# Halloween Jokes



## Halloween Fan 2017 (Oct 27, 2017)

Hey guys,

yes right, Halloween is coming! Tuesday is the day and to get into the right mood I think it would be funny to tell some Halloween jokes. 

Ok, back to the topic, I start..

Q: What is the most important subject a witch learns in school?
A: Spelling

Q: What room does a ghost not need?
A: A living room!

What do you call a dancing ghost? Polka-haunt-us 

Which ghost is the best dancer? The Boogie Man!


----------



## Mapleton Manor (Aug 2, 2014)

Q: Why don't skeletons cross the street?

A: They don't have the guts to do it.


----------



## Frankie's Girl (Aug 27, 2007)

MODE NOTE: the video link has been removed from the original posting due to cursing/language. 

Curse words are not allowed per Halloween Forum's rules. 
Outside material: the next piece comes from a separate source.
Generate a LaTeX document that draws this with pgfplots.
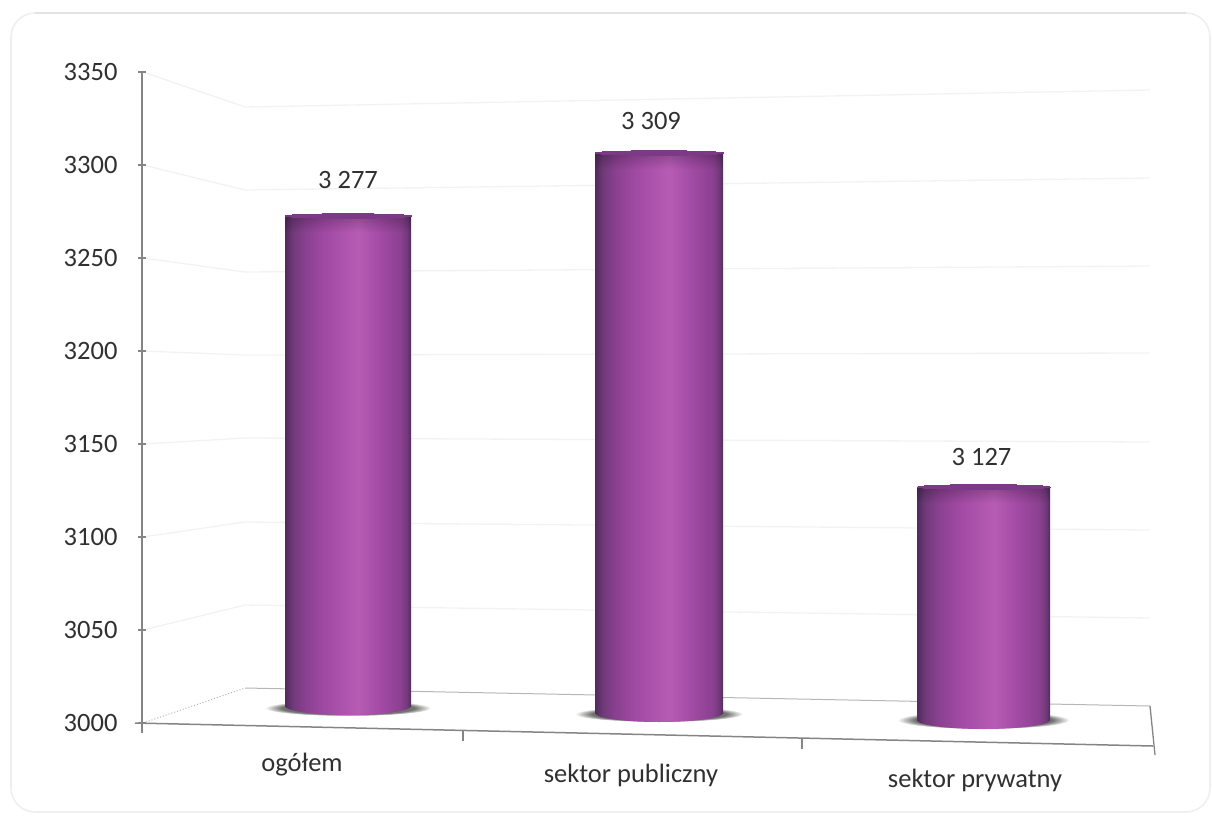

Please do not post that anywhere else on this site.


----------



## Gym Whourlfeld (Jan 22, 2003)

A Skeleton walked into a Bar and said:"Give he a Beer and a Mop!"


----------



## SkeleTom (Oct 5, 2007)

Where do ghosts buy their sheets?

Bed Bath and Beyond....


----------



## phobiafriends (Aug 21, 2018)

These were great!


----------



## frostieae (Aug 24, 2018)

My last person who went on a date with me died....so in a sense she ghosted me.


----------



## Badge (Aug 22, 2017)

Great dad jokes!


----------



## Wacky mole (Aug 27, 2018)

Why do witches ride brooms?

Because vacuum cleaners are too heavy!!!!!!


----------



## selenacordon (May 17, 2019)

The best with control remote, haha or food with blood


----------



## MT_Grave (May 23, 2014)

Q: Why don't zombies eat Wookies?

A: Too Chewy...


----------



## Poepoe (Jun 12, 2015)

How do you fix a broken jack-o-lantern? With a pumpkin patch!


----------